The reverse image features the Great Seal of the Province of Canada from 1841, redrawn for use on a Royal Canadian Mint 76.25-millimetre, 10 oz. fine silver coin. The image features all of the elements of the original seal, including the seals of the colonies of Upper and Lower Canada held side-by-side by two allegorical female figures representing the united colonies. The coat of arms of Queen Victoria sits at the top of the image, which also features engravings framing the images and decorative floral engravings. The outer rim includes the Latin text from the original seal: “VICTORIA D.G. BRITANNIARUM REGINA FID. DEF.” and “SIGILLUM PROVINCIAE CANADAE.” The obverse features the effigy of Her Majesty Queen Elizabeth II by Susanna Blunt.
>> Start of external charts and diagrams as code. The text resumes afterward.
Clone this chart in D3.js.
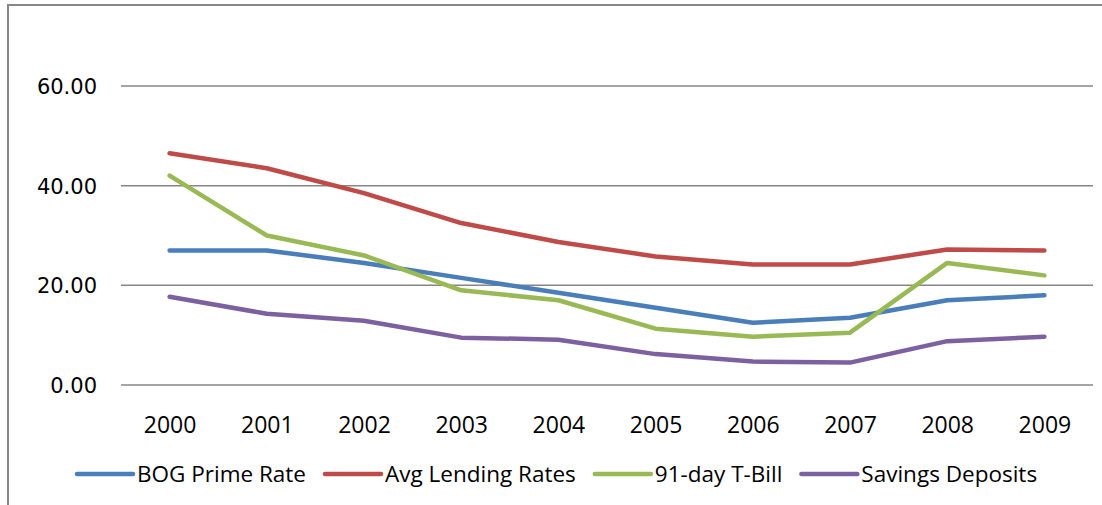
<!DOCTYPE html>
<html><head><meta charset="utf-8">
<script src="https://cdn.jsdelivr.net/npm/d3@7"></script>
<style>body{margin:0;background:#fff}svg{display:block}</style>
</head><body><svg id="c" width="1102" height="505"></svg>
<script>
const years = ["2000","2001","2002","2003","2004","2005","2006","2007","2008","2009"];
const bogPrime = [27.0, 27.0, 24.5, 21.5, 18.5, 15.5, 12.5, 13.5, 17.0, 18.0];
const avgLending = [46.5, 43.5, 38.5, 32.5, 28.7, 25.8, 24.2, 24.2, 27.2, 27.0];
const tBill91 = [42.0, 30.0, 26.0, 19.0, 17.0, 11.3, 9.7, 10.5, 24.5, 22.0];
const savings = [17.7, 14.3, 12.9, 9.5, 9.1, 6.2, 4.7, 4.5, 8.8, 9.7];
const yTicks = [0, 20, 40, 60];
const seriesNames = ["BOG Prime Rate","Avg Lending Rates","91-day T-Bill","Savings Deposits"];
const seriesColors = ["#4A7EBB","#BE4B48","#98B954","#7D60A0"];
const seriesValues = [bogPrime, avgLending, tBill91, savings];

(function(){
const svg = d3.select("#c");
const pl = 121, pr = 1093, pt = 86, pb = 385;
const x = d3.scalePoint().domain(years).range([pl, pr]).padding(0.5);
const y = d3.scaleLinear().domain([0, 60]).range([pb, pt]);

// frame (partial border of the chart area)
svg.append("path").attr("d", `M8,505 L8,5 L1102,5`).attr("fill","none").attr("stroke","#878787").attr("stroke-width",2);

// gridlines
svg.append("g").selectAll("line").data(yTicks).join("line")
  .attr("x1", pl).attr("x2", pr).attr("y1", d=>y(d)).attr("y2", d=>y(d))
  .attr("stroke","#868686").attr("stroke-width",1.5);

// y axis labels
const yAxis = d3.axisLeft(y).tickValues(yTicks).tickFormat(d3.format(".2f")).tickSize(0).tickPadding(0);
const gy = svg.append("g").attr("transform","translate(97,0)").call(yAxis);
gy.select(".domain").remove();
gy.selectAll("text").attr("font-family","DejaVu Sans").attr("font-size",21).attr("fill","#000").attr("dy","0.36em");

// x axis labels
const xAxis = d3.axisBottom(x).tickSize(0).tickPadding(0);
const gx = svg.append("g").attr("transform","translate(0,433)").call(xAxis);
gx.select(".domain").remove();
gx.selectAll("text").attr("font-family","Open Sans").attr("font-size",23).attr("fill","#000").attr("dy",0);

// lines
const line = d3.line().x((d,i)=>x(years[i])).y(d=>y(d));
svg.append("g").selectAll("path").data(seriesValues).join("path")
  .attr("d", d=>line(d)).attr("fill","none")
  .attr("stroke",(d,i)=>seriesColors[i]).attr("stroke-width",4.5)
  .attr("stroke-linejoin","round").attr("stroke-linecap","round");

// legend
const lg = svg.append("g");
let lx = 77;
const ly = 474;
seriesNames.forEach((n,i)=>{
  lg.append("line").attr("x1",lx).attr("x2",lx+56).attr("y1",ly).attr("y2",ly)
    .attr("stroke",seriesColors[i]).attr("stroke-width",4.5).attr("stroke-linecap","round");
  const t = lg.append("text").attr("x",lx+60).attr("y",ly).attr("dy","0.36em")
    .attr("font-family","Open Sans").attr("font-size",22.5).attr("fill","#000").text(n);
  const w = t.node().getComputedTextLength();
  lx = lx + 60 + w + 19;
});
})();
</script></body></html>
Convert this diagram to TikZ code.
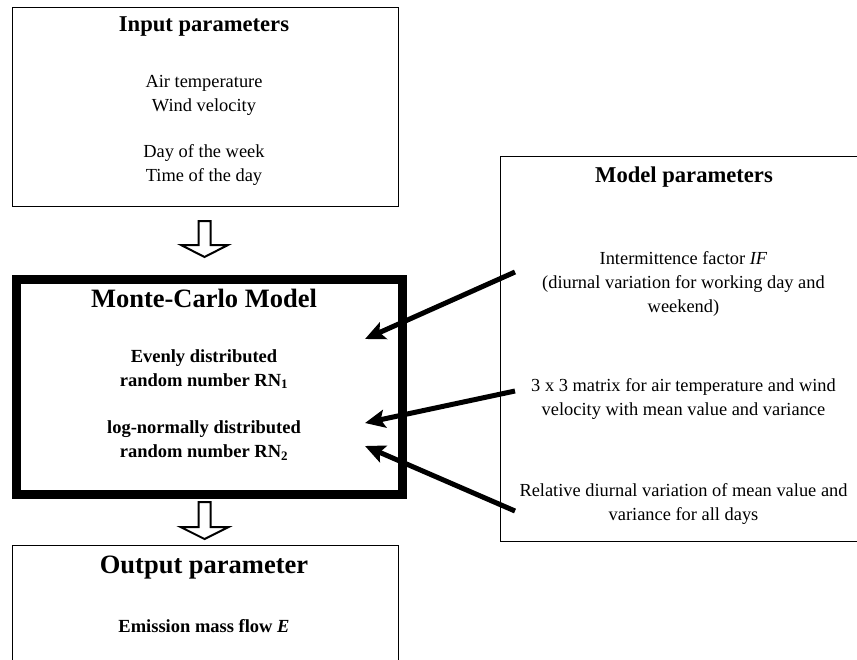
\documentclass[tikz,border=0pt]{standalone}
\usepackage{fontspec}
\setmainfont{Liberation Serif}
\usetikzlibrary{arrows.meta}
\begin{document}
\begin{tikzpicture}[x=1pt,y=-1pt,
  thinbox/.style={draw, line width=1.3pt, inner sep=0pt, anchor=north west},
  thickbox/.style={draw, line width=9pt, inner sep=0pt, anchor=north west},
  txt/.style={align=center, inner sep=0pt, font=\fontsize{18.4}{24}\selectfont},
  btxt/.style={align=center, inner sep=0pt, font=\fontsize{18.5}{24}\selectfont\bfseries},
  ttl/.style={inner sep=0pt, font=\fontsize{22.6}{27}\selectfont\bfseries},
  bigttl/.style={inner sep=0pt, font=\fontsize{26.5}{32}\selectfont\bfseries},
  blockarrow/.style={draw, fill=white, line width=2pt, line join=miter},
  feed/.style={line width=5pt, -{Stealth[length=20pt,width=18pt,inset=4pt]}}]
\useasboundingbox (0,0) rectangle (857,659);
\fill[white] (0,0) rectangle (857,659);

% boxes
\node[thinbox, minimum width=386pt, minimum height=199pt] (input) at (11.6,6.6) {};
\node[thickbox, minimum width=386pt, minimum height=215pt] (mc) at (11.5,274.5) {};
\node[thinbox, minimum width=386pt, minimum height=140pt] (output) at (11.6,544.6) {};
\node[thinbox, minimum width=370pt, minimum height=385pt] (model) at (499.6,155.6) {};

% input texts
\node[ttl] (inT) at (204,27) {Input parameters};
\node[txt] (in1) at (204,95) {Air temperature\\Wind velocity};
\node[txt] (in2) at (204,165) {Day of the week\\Time of the day};

% Monte-Carlo texts
\node[bigttl] (mcT) at (204,298) {Monte-Carlo Model};
\node[btxt] (rn1) at (204,369) {Evenly distributed\\random number RN\textsubscript{1}};
\node[btxt] (rn2) at (204,440.5) {log-normally distributed\\random number RN\textsubscript{2}};

% output texts
\node[bigttl] (outT) at (204,568) {Output parameter};
\node[btxt] (outE) at (204,626) {Emission mass flow \textit{E}};

% model texts
\node[ttl] (mdT) at (684,177) {Model parameters};
\node[txt] (m1) at (683.5,283.5) {Intermittence factor \textit{IF}\\(diurnal variation for working day and\\weekend)};
\node[txt] (m2) at (683.5,399.5) {3 x 3 matrix for air temperature and wind\\velocity with mean value and variance};
\node[txt] (m3) at (683.5,504) {Relative diurnal variation of mean value and\\variance for all days};

% block arrows
\draw[blockarrow] (198.5,221) -- (210.5,221) -- (210.5,245) -- (228,245) -- (204.5,257) -- (181,245) -- (198.5,245) -- cycle;
\draw[blockarrow] (198.5,502) -- (210.5,502) -- (210.5,527) -- (228.5,527) -- (204.5,539) -- (180.5,527) -- (198.5,527) -- cycle;

% feed arrows
\coordinate (fA) at (515,272);
\coordinate (tA) at (365,339);
\coordinate (fB) at (515,391);
\coordinate (tB) at (365,423);
\coordinate (fC) at (515,511);
\coordinate (tC) at (365,446);
\draw[feed] (fA) -- (tA);
\draw[feed] (fB) -- (tB);
\draw[feed] (fC) -- (tC);
\end{tikzpicture}
\end{document}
The design for this coin comes from an important moment in Canada’s past. The official seal it is based on was created when Britain’s two major Canadian colonies were brought together under a single government for the first time. The images in the design build on the separate seals of Upper Canada (now Ontario) and Lower Canada (now Quebec) and use popular Victorian imagery—all showcased in stunning detail on a large-format fine silver coin.
Before 1841, Upper and Lower Canada each had their own seals. The Great Seal of the Province of Canada placed these seals side-by-side, held up by two allegorical figures with their arms around each other’s shoulders. Over top of the entire scene is the Royal Arms of Queen Victoria, held by the lion representing England and the unicorn representing Scotland. Every element in this detailed design is symbolic. Here are some of the important symbols:
Lower Canada seal (engraved by Thomas Major in 1793): A graceful oak tree on the bank of a river overlooking several ships at anchor, with a typical Quebecois town featuring a church steeple in the background.
Upper Canada seal (from when the province was established in 1792): A peace-pipe or calumet crossed with a sword and an anchor and bound by an olive crown. The Union Jack is visible in the upper right-hand corner and two cornucopia decorate the bottom. Topping the design, to the left of the Union Jack, is the Royal Crown.
The royal arms of Queen Victoria (1837): Victoria’s shield, held up by the lion (England) and the unicorn (Scotland).